** BEGIN SUPPLIED DATA **

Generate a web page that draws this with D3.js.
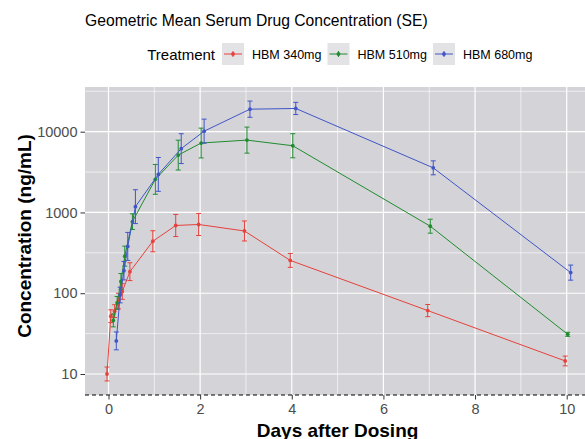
<!DOCTYPE html>
<html>
<head>
<meta charset="utf-8">
<script src="https://cdn.jsdelivr.net/npm/d3@7"></script>
<style>
  body { margin: 0; background: #fff; }
  svg { display: block; font-family: "Liberation Sans", Arial, sans-serif; }
</style>
</head>
<body>
<div id="chart"></div>
<script>
// nominal sampling times (days)
const days = [0, 0.083, 0.167, 0.25, 0.333, 0.5, 1, 1.5, 2, 3, 4, 7, 10];

const treatments = ["HBM 340mg", "HBM 510mg", "HBM 680mg"];

// geometric means (ng/mL)
const mean340 = [10, 52, 60, 80, 105, 185, 440, 690, 710, 590, 255, 61, 14.5];
const mean510 = [null, 46, 76, 140, 288, 770, 2570, 5130, 7240, 7870, 6700, 676, 31];
const mean680 = [null, 25.7, 95, 190, 380, 1180, 2960, 6170, 10150, 19000, 19400, 3570, 180];

// geometric SE factor (bar goes mean/f .. mean*f)
const se340 = [1.22, 1.2, 1.2, 1.25, 1.25, 1.29, 1.35, 1.37, 1.37, 1.33, 1.22, 1.19, 1.15];
const se510 = [null, 1.2, 1.2, 1.25, 1.33, 1.25, 1.53, 1.53, 1.53, 1.45, 1.41, 1.22, 1.06];
const se680 = [null, 1.29, 1.25, 1.3, 1.49, 1.62, 1.62, 1.53, 1.41, 1.26, 1.19, 1.22, 1.24];

const xTicks = [0, 2, 4, 6, 8, 10];
const yTicks = [10, 100, 1000, 10000];

const colors = ["#E6413B", "#1F8B2E", "#4055C8"];
const dodge = [-1.5, 1, 4];

const width = 585, height = 439;
const panel = { left: 85, top: 87, right: 600, bottom: 395 };

const series = [mean340, mean510, mean680].map((m, i) => ({
  name: treatments[i],
  color: colors[i],
  dx: dodge[i],
  points: days
    .map((t, j) => ({ t, v: m[j], f: [se340, se510, se680][i][j] }))
    .filter((d) => d.v != null),
}));

const x = d3.scaleLinear().domain([0, 10]).range([108.5, 566.7]);
const y = d3.scaleLog().domain([10, 10000]).range([374, 131.7]);

const svg = d3
  .select("#chart")
  .append("svg")
  .attr("width", width)
  .attr("height", height);

// panel
svg
  .append("rect")
  .attr("x", panel.left)
  .attr("y", panel.top)
  .attr("width", panel.right - panel.left)
  .attr("height", panel.bottom - panel.top)
  .attr("fill", "#D4D4D8");

const grid = svg.append("g").attr("stroke", "#fff");

// minor grid
grid
  .selectAll("line.xm")
  .data([1, 3, 5, 7, 9])
  .join("line")
  .attr("x1", (d) => x(d))
  .attr("x2", (d) => x(d))
  .attr("y1", panel.top)
  .attr("y2", panel.bottom)
  .attr("stroke-width", 0.6);

grid
  .selectAll("line.ym")
  .data([0.5, 1.5, 2.5, 3.5, 4.5].map((e) => Math.pow(10, e)))
  .join("line")
  .attr("x1", panel.left)
  .attr("x2", panel.right)
  .attr("y1", (d) => y(d))
  .attr("y2", (d) => y(d))
  .attr("stroke-width", 0.6);

// major grid
grid
  .append("g")
  .selectAll("line")
  .data(xTicks)
  .join("line")
  .attr("x1", (d) => x(d))
  .attr("x2", (d) => x(d))
  .attr("y1", panel.top)
  .attr("y2", panel.bottom)
  .attr("stroke-width", 1.2);

grid
  .append("g")
  .selectAll("line")
  .data(yTicks)
  .join("line")
  .attr("x1", panel.left)
  .attr("x2", panel.right)
  .attr("y1", (d) => y(d))
  .attr("y2", (d) => y(d))
  .attr("stroke-width", 1.2);

// series
const line = d3
  .line()
  .x((d) => d.x)
  .y((d) => y(d.v));

const sg = svg
  .append("g")
  .selectAll("g")
  .data(series)
  .join("g")
  .attr("stroke", (d) => d.color)
  .attr("fill", (d) => d.color);

sg.append("path")
  .attr("fill", "none")
  .attr("stroke-width", 1)
  .attr("d", (s) => line(s.points.map((p) => ({ x: x(p.t) + s.dx, v: p.v }))));

sg.each(function (s) {
  const g = d3.select(this);
  const pts = s.points.map((p) => ({ ...p, px: x(p.t) + s.dx }));
  const eb = g
    .selectAll("path.eb")
    .data(pts)
    .join("path")
    .attr("class", "eb")
    .attr("fill", "none")
    .attr("stroke-width", 1)
    .attr("d", (p) => {
      const lo = y(p.v / p.f), hi = y(p.v * p.f), c = 2.5;
      return `M${p.px - c},${hi}H${p.px + c}M${p.px},${hi}V${lo}M${p.px - c},${lo}H${p.px + c}`;
    });
  g.selectAll("circle")
    .data(pts)
    .join("circle")
    .attr("stroke", "none")
    .attr("cx", (p) => p.px)
    .attr("cy", (p) => y(p.v))
    .attr("r", 1.9);
});

// axes
const axisColor = "#333";
svg
  .append("line")
  .attr("x1", panel.left)
  .attr("x2", panel.right)
  .attr("y1", panel.bottom)
  .attr("y2", panel.bottom)
  .attr("stroke", "#000")
  .attr("stroke-width", 1)
  .attr("stroke-dasharray", "4,3");

const xAxis = svg
  .append("g")
  .attr("transform", `translate(0,${panel.bottom})`)
  .call(d3.axisBottom(x).tickValues(xTicks).tickSize(4.5).tickPadding(4).tickFormat(d3.format("d")));
xAxis.select(".domain").remove();
xAxis.selectAll("line").attr("stroke", axisColor);
xAxis
  .selectAll("text")
  .attr("fill", "#4D4D4D")
  .attr("font-size", 14.5)
  .attr("font-family", "Liberation Sans, Arial, sans-serif");

const yAxis = svg
  .append("g")
  .attr("transform", `translate(${panel.left},0)`)
  .call(d3.axisLeft(y).tickValues(yTicks).tickSize(4.5).tickPadding(3).tickFormat(d3.format("d")));
yAxis.select(".domain").remove();
yAxis.selectAll("line").attr("stroke", axisColor);
yAxis
  .selectAll("text")
  .attr("fill", "#4D4D4D")
  .attr("font-size", 14.5)
  .attr("font-family", "Liberation Sans, Arial, sans-serif");

// titles
svg
  .append("text")
  .attr("x", 85)
  .attr("y", 26)
  .attr("font-size", 15.7)
  .attr("fill", "#000")
  .text("Geometric Mean Serum Drug Concentration (SE)");

svg
  .append("text")
  .attr("x", (x(0) + x(10)) / 2 + 0)
  .attr("y", 436.5)
  .attr("text-anchor", "middle")
  .attr("font-size", 19)
  .attr("font-weight", "bold")
  .text("Days after Dosing");

svg
  .append("text")
  .attr("transform", `translate(31,236) rotate(-90)`)
  .attr("text-anchor", "middle")
  .attr("font-size", 19)
  .attr("font-weight", "bold")
  .text("Concentration (ng/mL)");

// legend
const legend = svg.append("g");
legend
  .append("text")
  .attr("x", 215)
  .attr("y", 59.5)
  .attr("text-anchor", "end")
  .attr("font-size", 15)
  .text("Treatment");

let lx = 222;
series.forEach((s) => {
  const k = legend.append("g").attr("transform", `translate(${lx},43)`);
  k.append("rect").attr("width", 22).attr("height", 22).attr("fill", "#E3E3E6");
  k.append("line")
    .attr("x1", 2).attr("x2", 20)
    .attr("y1", 11).attr("y2", 11)
    .attr("stroke", s.color).attr("stroke-width", 1);
  k.append("line")
    .attr("x1", 11).attr("x2", 11)
    .attr("y1", 8).attr("y2", 14)
    .attr("stroke", s.color).attr("stroke-width", 1);
  k.append("circle").attr("cx", 11).attr("cy", 11).attr("r", 1.9).attr("fill", s.color);
  const t = legend
    .append("text")
    .attr("x", lx + 30)
    .attr("y", 59)
    .attr("font-size", 12.5)
    .text(s.name);
  lx += 30 + t.node().getComputedTextLength() + 6;
});
</script>
</body>
</html>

** END SUPPLIED DATA **

→ **BRIEF**:
Your task is to restate word for word the lines from the top of the data to the line containing "const dodge = [-1.5, 1, 4];", both ends included, with every picture left out.

→ **SOLUTION**:
Generate a web page that draws this with D3.js.
<!DOCTYPE html>
<html>
<head>
<meta charset="utf-8">
<script src="https://cdn.jsdelivr.net/npm/d3@7"></script>
<style>
  body { margin: 0; background: #fff; }
  svg { display: block; font-family: "Liberation Sans", Arial, sans-serif; }
</style>
</head>
<body>
<div id="chart"></div>
<script>
// nominal sampling times (days)
const days = [0, 0.083, 0.167, 0.25, 0.333, 0.5, 1, 1.5, 2, 3, 4, 7, 10];

const treatments = ["HBM 340mg", "HBM 510mg", "HBM 680mg"];

// geometric means (ng/mL)
const mean340 = [10, 52, 60, 80, 105, 185, 440, 690, 710, 590, 255, 61, 14.5];
const mean510 = [null, 46, 76, 140, 288, 770, 2570, 5130, 7240, 7870, 6700, 676, 31];
const mean680 = [null, 25.7, 95, 190, 380, 1180, 2960, 6170, 10150, 19000, 19400, 3570, 180];

// geometric SE factor (bar goes mean/f .. mean*f)
const se340 = [1.22, 1.2, 1.2, 1.25, 1.25, 1.29, 1.35, 1.37, 1.37, 1.33, 1.22, 1.19, 1.15];
const se510 = [null, 1.2, 1.2, 1.25, 1.33, 1.25, 1.53, 1.53, 1.53, 1.45, 1.41, 1.22, 1.06];
const se680 = [null, 1.29, 1.25, 1.3, 1.49, 1.62, 1.62, 1.53, 1.41, 1.26, 1.19, 1.22, 1.24];

const xTicks = [0, 2, 4, 6, 8, 10];
const yTicks = [10, 100, 1000, 10000];

const colors = ["#E6413B", "#1F8B2E", "#4055C8"];
const dodge = [-1.5, 1, 4];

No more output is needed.